Ok so I'm horrible at leveling apparently. This cake looked good, then I crumb coated and now.....ugh. What do I do? Rebake? Hubby says try to use frosting and then make sure the next tier is level. It will be covered in fondant as well.
Set it between two tall cans or boxes, whatever you have one hand (shortening cans, large vegetable cans, etc.) that are pretty much level with the lowest side, then use a long knife balanced on the cans, or a piece of dental floss, and trim the top of a bit, the crumb coat the top again.
If you build up with icing, it's like to deform under the fondant over time and cause your fondant to wrinkle.
Yes you could do that. No need to rebake. If you want, if the difference is drastic, just trim the top off to make it level, and refrost. Use a leveler or a knife, abd be sure to measure from the bottom
That's the reason I invested in a cake leveler; )
I've seen people who baked their cakes in sheet pans then cut out the desired shapes....i'd never be able to get a level tier that way....but you could stack and fill a bunch of layers then use a good leveler like an Agbay set at 4 inches and level the whole thing at once.
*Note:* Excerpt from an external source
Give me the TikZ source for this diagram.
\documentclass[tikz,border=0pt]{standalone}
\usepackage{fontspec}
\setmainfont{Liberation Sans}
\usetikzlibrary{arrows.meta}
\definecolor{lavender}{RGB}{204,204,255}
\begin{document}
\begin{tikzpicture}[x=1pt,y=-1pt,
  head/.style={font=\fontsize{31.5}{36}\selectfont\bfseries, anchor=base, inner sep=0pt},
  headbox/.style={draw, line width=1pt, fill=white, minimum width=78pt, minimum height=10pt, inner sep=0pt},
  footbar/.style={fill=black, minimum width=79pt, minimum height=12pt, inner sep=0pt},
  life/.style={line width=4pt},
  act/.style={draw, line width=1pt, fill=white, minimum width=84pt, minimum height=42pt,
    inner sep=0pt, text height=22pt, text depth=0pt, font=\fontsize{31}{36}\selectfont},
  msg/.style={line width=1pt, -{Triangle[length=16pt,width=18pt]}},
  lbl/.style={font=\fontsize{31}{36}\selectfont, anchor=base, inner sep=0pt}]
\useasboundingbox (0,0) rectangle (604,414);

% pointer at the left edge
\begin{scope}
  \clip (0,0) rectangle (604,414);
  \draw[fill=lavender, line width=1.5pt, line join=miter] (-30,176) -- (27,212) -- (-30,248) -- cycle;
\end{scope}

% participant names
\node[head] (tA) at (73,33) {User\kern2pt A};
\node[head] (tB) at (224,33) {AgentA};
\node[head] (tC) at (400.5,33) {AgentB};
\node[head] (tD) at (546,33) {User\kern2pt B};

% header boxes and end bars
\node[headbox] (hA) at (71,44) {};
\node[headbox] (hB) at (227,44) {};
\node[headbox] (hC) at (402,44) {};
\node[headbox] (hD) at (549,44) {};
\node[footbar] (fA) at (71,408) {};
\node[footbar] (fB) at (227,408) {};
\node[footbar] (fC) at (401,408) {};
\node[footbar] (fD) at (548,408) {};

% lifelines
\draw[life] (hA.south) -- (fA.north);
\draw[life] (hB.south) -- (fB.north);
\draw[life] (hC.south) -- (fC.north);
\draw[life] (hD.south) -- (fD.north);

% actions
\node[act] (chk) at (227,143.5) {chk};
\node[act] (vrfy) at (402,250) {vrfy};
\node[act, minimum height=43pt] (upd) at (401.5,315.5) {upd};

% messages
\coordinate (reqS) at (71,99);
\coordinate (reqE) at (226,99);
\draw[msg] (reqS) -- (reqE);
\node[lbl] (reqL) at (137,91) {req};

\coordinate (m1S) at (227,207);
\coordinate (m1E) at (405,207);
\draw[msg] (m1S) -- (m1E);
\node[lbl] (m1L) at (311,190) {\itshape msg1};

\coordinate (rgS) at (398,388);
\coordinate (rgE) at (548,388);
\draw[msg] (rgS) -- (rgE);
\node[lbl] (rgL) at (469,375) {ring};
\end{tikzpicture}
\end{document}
While I am sure that an Agbay would make levelling simpler it is not necessary to get level layers. I do mine when they are still partly frozen.
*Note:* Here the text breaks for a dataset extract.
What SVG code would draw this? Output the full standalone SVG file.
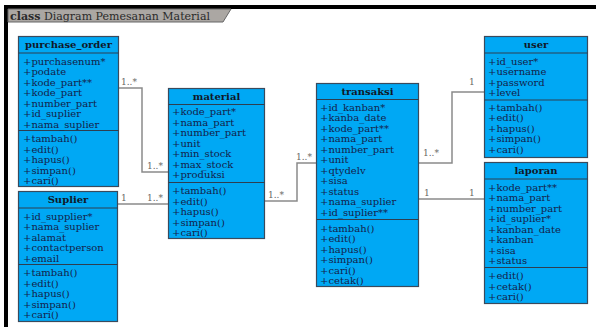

While they are still partly frozen unwrap them and if you haven't already, measure them and decide what height layers you want to do.
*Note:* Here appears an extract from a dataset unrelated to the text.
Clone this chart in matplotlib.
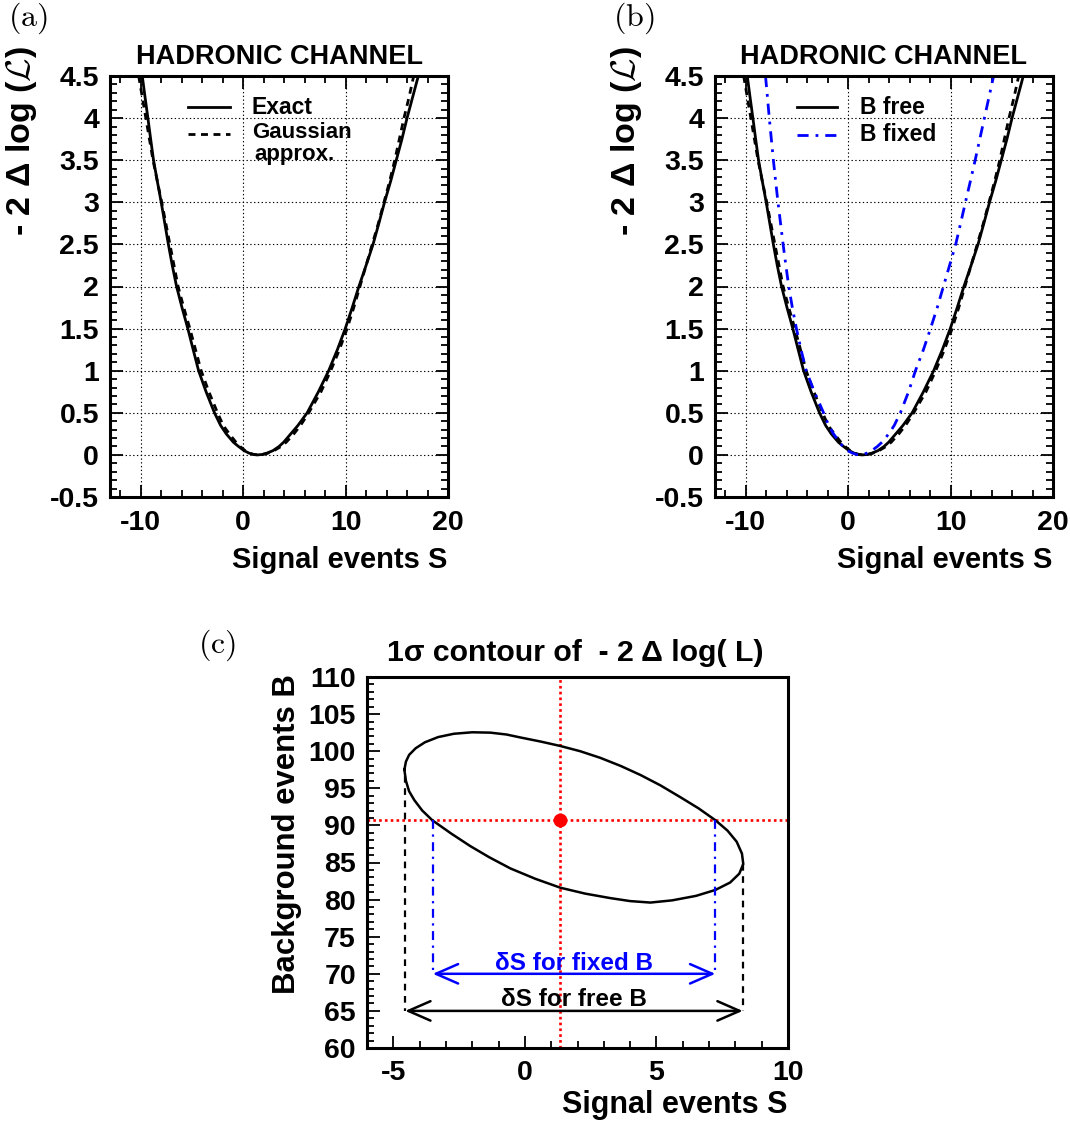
import numpy as np
import matplotlib.pyplot as plt
from matplotlib.ticker import MultipleLocator, FuncFormatter
from matplotlib.lines import Line2D

plt.rcParams['font.family'] = ['Liberation Sans', 'DejaVu Sans']
plt.rcParams['font.weight'] = 'bold'
plt.rcParams['mathtext.fontset'] = 'cm'

# -2 delta log L profiles, S at these levels (left branch, minimum, right branch)
dll_levels = [4.5, 4.25, 4.0, 3.75, 3.5, 3.25, 3.0, 2.75, 2.5, 2.25, 2.0, 1.75, 1.5, 1.25, 1.0,
              0.75, 0.5, 0.35, 0.25, 0.15, 0.1, 0.05, 0.02, 0.005, 0.0,
              0.005, 0.02, 0.05, 0.1, 0.15, 0.25, 0.35, 0.5, 0.75,
              1.0, 1.25, 1.5, 1.75, 2.0, 2.25, 2.5, 2.75, 3.0, 3.25, 3.5, 3.75, 4.0, 4.25, 4.5]
s_exact = [-9.85, -9.58, -9.3, -9.03, -8.75, -8.38, -8.0, -7.65, -7.3, -6.92, -6.5, -5.97, -5.4, -4.88, -4.35,
           -3.62, -2.8, -2.2, -1.65, -0.95, -0.45, 0.1, 0.6, 1.0, 1.4,
           1.85, 2.3, 2.9, 3.5, 3.95, 4.65, 5.35, 6.25, 7.35,
           8.35, 9.2, 9.97, 10.65, 11.3, 12.0, 12.68, 13.25, 13.8, 14.4, 14.95, 15.5, 16.0, 16.55, 17.1]
s_gauss = [-10.2, -9.85, -9.5, -9.15, -8.8, -8.38, -7.95, -7.55, -7.15, -6.75, -6.35, -5.8, -5.2, -4.65, -4.1,
           -3.35, -2.5, -1.95, -1.35, -0.7, -0.3, 0.2, 0.65, 1.05, 1.45,
           1.9, 2.4, 3.0, 3.7, 4.2, 4.95, 5.6, 6.4, 7.6,
           8.55, 9.4, 10.15, 10.8, 11.4, 12.0, 12.6, 13.2, 13.75, 14.3, 14.8, 15.25, 15.7, 16.2, 16.65]
s_fixed = [-8.07, -7.88, -7.7, -7.5, -7.3, -7.08, -6.85, -6.6, -6.35, -6.08, -5.8, -5.45, -5.05, -4.6, -4.1,
           -3.3, -2.4, -1.9, -1.43, -0.85, -0.5, -0.05, 0.45, 0.8, 1.1,
           1.45, 1.8, 2.3, 2.85, 3.3, 3.96, 4.5, 5.1, 5.9,
           6.57, 7.35, 8.04, 8.7, 9.3, 9.9, 10.5, 10.98, 11.45, 11.93, 12.4, 12.85, 13.3, 13.75, 14.2]

# 1 sigma contour in the (S, B) plane
s_cont = [-4.58, -4.52, -4.4, -4.15, -3.8, -3.3, -2.7, -2.0, -1.31, -0.7, -0.17, 0.6, 1.35, 2.1,
          2.87, 3.65, 4.39, 5.15, 5.91, 6.6, 7.24, 7.7, 8.05, 8.25, 8.3, 8.15, 7.8, 7.24, 6.5,
          5.6, 4.77, 4.0, 3.25, 2.3, 1.35, 0.4, -0.55, -1.35, -2.07, -2.8, -3.52, -3.9, -4.2,
          -4.4, -4.52, -4.58]
b_cont = [97.5, 98.6, 99.5, 100.4, 101.2, 101.9, 102.35, 102.55, 102.5, 102.25, 101.85, 101.3, 100.7, 100.0,
          99.1, 98.0, 96.8, 95.4, 93.8, 92.3, 90.7, 89.3, 87.8, 86.2, 84.8, 83.5, 82.3, 81.3, 80.5,
          79.9, 79.6, 79.8, 80.2, 80.8, 81.6, 82.8, 84.2, 85.7, 87.2, 88.9, 90.7, 92.0, 93.4,
          94.6, 96.0, 97.5]
s_best, b_best = 1.35, 90.7
s_free = [-4.55, 8.28]      # extent of contour in S
b_free_top = [96.6, 84.8]
s_fix = [-3.5, 7.24]        # contour crossing at B = b_best
b_free_arrow, b_fixed_arrow = 65, 70

W, H = 1070, 1126
fig = plt.figure(figsize=(W / 100, H / 100), dpi=100)

def box(l, t, r, b):
    return [l / W, 1 - b / H, (r - l) / W, (b - t) / H]

fmt = FuncFormatter(lambda v, p: '%g' % v)

def style(ax, all_sides=True):
    for sp in ax.spines.values():
        sp.set_linewidth(2.2)
    ax.tick_params(which='both', direction='in', top=all_sides, right=all_sides,
                   width=1.3, labelsize=20.5)
    ax.tick_params(which='major', length=9)
    ax.tick_params(which='minor', length=5)
    ax.tick_params(axis='x', pad=9)
    ax.tick_params(axis='y', pad=8)
    ax.xaxis.set_major_formatter(fmt)
    ax.yaxis.set_major_formatter(fmt)

grid_ls = (0, (1.2, 2.2))
dash_ls = (0, (2.5, 2))
dashdot_ls = (0, (4, 2.5, 1, 2.5))

for k, (left, right) in enumerate([(110, 448), (715, 1053)]):
    ax = fig.add_axes(box(left, 76, right, 497))
    style(ax)
    ax.set_xlim(-13, 20)
    ax.set_ylim(-0.5, 4.5)
    ax.xaxis.set_major_locator(MultipleLocator(10))
    ax.xaxis.set_minor_locator(MultipleLocator(2))
    ax.yaxis.set_major_locator(MultipleLocator(0.5))
    ax.yaxis.set_minor_locator(MultipleLocator(0.1))
    ax.grid(True, which='major', color='k', ls=grid_ls, lw=0.8)
    ax.plot(s_gauss, dll_levels, color='k', lw=2.0, ls=dash_ls)
    ax.plot(s_exact, dll_levels, color='k', lw=2.0)
    if k == 1:
        ax.plot(s_fixed, dll_levels, color='blue', lw=2.0, ls=dashdot_ls)

    cx = (left + right) / 2
    fig.text(cx / W, 1 - 57 / H, 'HADRONIC CHANNEL', ha='center', va='center', fontsize=19.5)
    fig.text((right - 1) / W, 1 - 560 / H, 'Signal events S', ha='right', va='center', fontsize=21)
    fig.text((left - 88) / W, 1 - 46 / H, r'- 2 Δ log ($\mathcal{L}$)', rotation=90,
             ha='center', va='top', fontsize=24.5)

    tr = ax.transAxes
    if k == 0:
        ax.add_line(Line2D([0.231, 0.355], [0.926, 0.926], color='k', lw=2.0, transform=tr))
        ax.add_line(Line2D([0.231, 0.355], [0.862, 0.862], color='k', lw=2.0, ls=dash_ls, transform=tr))
        ax.text(0.42, 0.926, 'Exact', transform=tr, va='center', fontsize=16.5)
        ax.text(0.42, 0.866, 'Gaussian', transform=tr, va='center', fontsize=16)
        ax.text(0.428, 0.814, 'approx.', transform=tr, va='center', fontsize=16)
    else:
        ax.add_line(Line2D([0.243, 0.361], [0.926, 0.926], color='k', lw=2.0, transform=tr))
        ax.add_line(Line2D([0.243, 0.361], [0.860, 0.860], color='blue', lw=2.0, ls=dashdot_ls, transform=tr))
        ax.text(0.429, 0.926, 'B free', transform=tr, va='center', fontsize=16.5)
        ax.text(0.429, 0.860, 'B fixed', transform=tr, va='center', fontsize=16.5)

fig.text(8 / W, 1 - 18 / H, r'$\mathrm{(a)}$', ha='left', va='center', fontsize=23)
fig.text(613 / W, 1 - 18 / H, r'$\mathrm{(b)}$', ha='left', va='center', fontsize=23)
fig.text(198 / W, 1 - 645 / H, r'$\mathrm{(c)}$', ha='left', va='center', fontsize=23)

# panel (c)
ax = fig.add_axes(box(367, 677, 788, 1048))
style(ax, all_sides=False)
ax.set_xlim(-6, 10)
ax.set_ylim(60, 110)
ax.xaxis.set_major_locator(MultipleLocator(5))
ax.xaxis.set_minor_locator(MultipleLocator(1))
ax.yaxis.set_major_locator(MultipleLocator(5))
ax.yaxis.set_minor_locator(MultipleLocator(1))

red_ls = (0, (1, 1.2))
ax.axvline(s_best, color='red', ls=red_ls, lw=1.9)
ax.axhline(b_best, color='red', ls=red_ls, lw=1.9)
ax.plot(s_cont, b_cont, color='k', lw=1.8)
ax.plot(s_best, b_best, 'o', color='red', ms=9)

for s, bt in zip(s_free, b_free_top):
    ax.plot([s, s], [bt, b_free_arrow], color='k', lw=1.6, ls=(0, (3, 2.5)))
for s in s_fix:
    ax.plot([s, s], [b_best, b_fixed_arrow], color='blue', lw=1.6, ls=dashdot_ls)

astyle = '<->,head_length=0.8,head_width=0.35'
ax.annotate('', xy=(s_free[0], b_free_arrow), xytext=(s_free[1], b_free_arrow),
            arrowprops=dict(arrowstyle=astyle, color='k', lw=1.8, shrinkA=0, shrinkB=0,
                            mutation_scale=20))
ax.annotate('', xy=(s_fix[0], b_fixed_arrow), xytext=(s_fix[1], b_fixed_arrow),
            arrowprops=dict(arrowstyle=astyle, color='blue', lw=1.8, shrinkA=0, shrinkB=0,
                            mutation_scale=20))
ax.text(1.85, 71.4, 'δS for fixed B', color='blue', ha='center', va='center', fontsize=17.5)
ax.text(1.85, 66.6, 'δS for free B', color='k', ha='center', va='center', fontsize=17.5)

fig.text(575 / W, 1 - 653 / H, '1σ contour of  - 2 Δ log( L)', ha='center', va='center', fontsize=21.8)
fig.text(787 / W, 1 - 1105 / H, 'Signal events S', ha='right', va='center', fontsize=22)
fig.text(287 / W, 1 - 674 / H, 'Background events B', rotation=90, ha='center', va='top', fontsize=22.4)

fig.savefig('out.png', dpi=100)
Take a thin long bladed serrated knife and using your ruler mark the cake the whole way round at say 2cm (I either do 4 x 2cm or 3 x 2.75cm). Do all your line marking now so say one line at 2cm and one line at 4cm.
Sit the cake on it's bottom and use your serrated knife to cut through using your 'line markings' as your guide.
By the time your ready to cut your cakes after marking them the should be basically defrosted except for the middle, when 'linemarking' particularly for a round cake I do it while it is still pretty frozen as I tip the cake on it's side and a defrosted round cake will get a bit squished.
When cutting through the cake keep your hand on top not on the side otherwise when you come through the frozen bit you may find the knife saying a little hello to your hand ;-)
I always have trouble using my big Wilton level (the one with the serrated blade). I always manage to dig into one side more than the other. What I've found the easiest for me is to wait until the cakes are cooled and the put them back into their size baking pan and simple run a large serrated knife over the top using the top of the pan as a guide. Hope this makes since.
The Agbay (any model) is absolutely your best friend, best cake tool and totally worth the investment. You'll save time, headaches, worry and cake.